Bilgiler , aklında oturmuş bazı zıd bilgiler ile karşı karşıya gelince böyle olabilir, bundan uzak durmalıdır. Yeni bilgilere ise şayet: Aklındaki bilgi birikimi bunu yer edineyim mi edinmeyim mi diyedir. Yani iki zıt kutup gibi düşünmeli aslında biri iyi bilgiler diğeri iyi olmayan. Nefsin de etkisi vardır bunda işte o kötü bilgileri yer edinmek ister ruh ise iyi temiz bilgileri. İki zıt bilgi birbiriyle uyuşmaz çakışır.
Birde diğer türlüsü var
Şüpheler doğru mu değil mi bunu düşünmeli.
Şüphenin nedeni şudur
Senin yaptığın (gerek canlılara gerekse cansız görünenlere karşı olan) şeyler; karşı tarafta bir algı meydana getirir. İyi değilse yapılanlar karşı tarafın hakkında söylenenleri şeytanlar bilirler. İşte bundan dolayı sana ya vesvese yoluyla yanlış bilgilerle gelip aklına şüphe gelir. Acaba şunun için mi böyle bunun için mi şöyle diye. Ya karışık bilgiler gelir doğru ve yanlış bir arada yada tamamen saf bilgiler gelir bu da şüphe değil gerçektir.

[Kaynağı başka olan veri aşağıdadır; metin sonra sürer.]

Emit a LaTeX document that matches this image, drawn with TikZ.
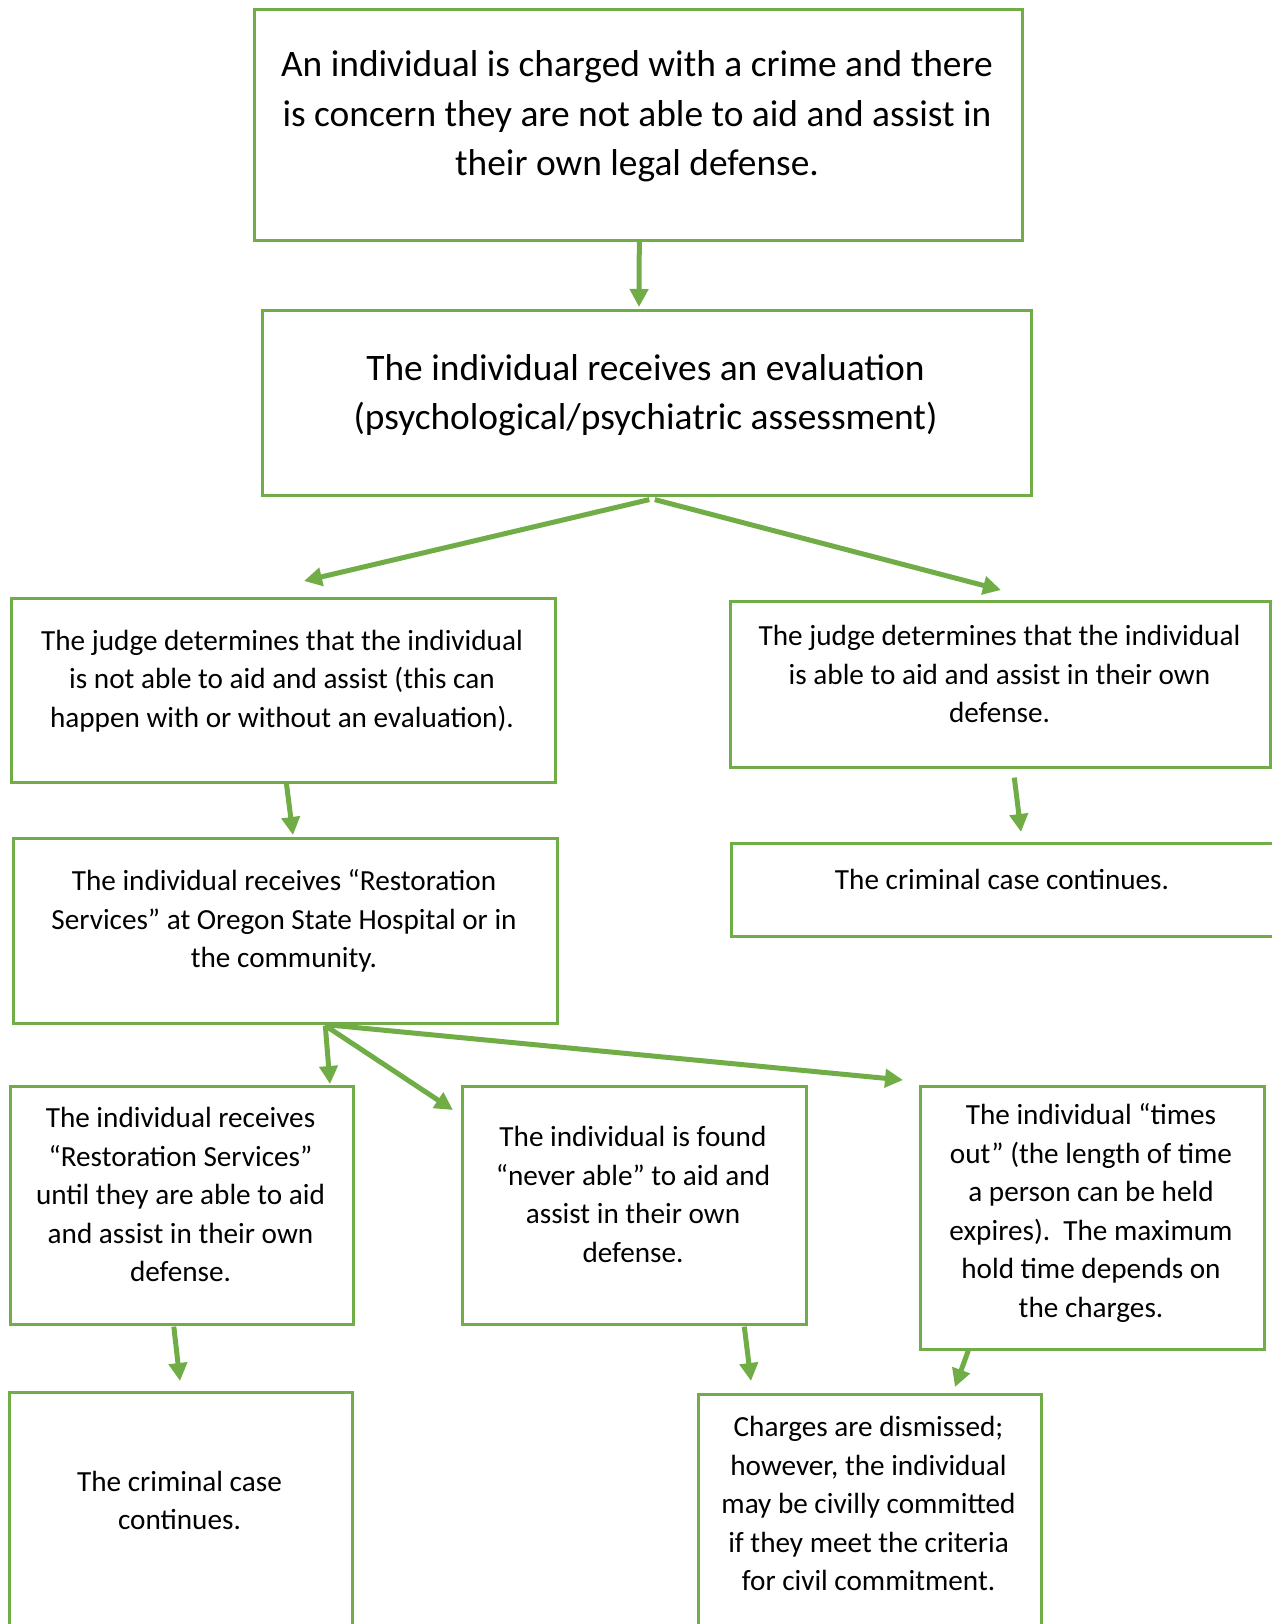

Bu şüpheler gerçek mi değil mi kişinin kendisi ayırd etmeli, başkasının konuşması boştur çünkü kişiyi kendinden başkasının tanıması enderdir istisnalar dışında.
Şüphe telaşdan dolayıdır. Yani telaş edecek şeyleri yapmaktan kaçınmak lazım gerek canlıya gerek cansız görünenlere. Bunu yapabilirse insan, şüphe diye bir şey kalmaz.
Zaten Efendimiz s.a.v. şüpheli şeyleri bırak şüphe etmediğin şeylere bak
diye bize telkinde bulunur.
Tümünün belki de ilk ana nedeni ise helal lokma iledir. Bununla ilgili bir çok hadis var. Ayet de var.
Mevlana'nın bir uzun sözünde insanın ruhunu emziren iki ana vardır diye bir sözü var melek ve şeytan diye devam eder.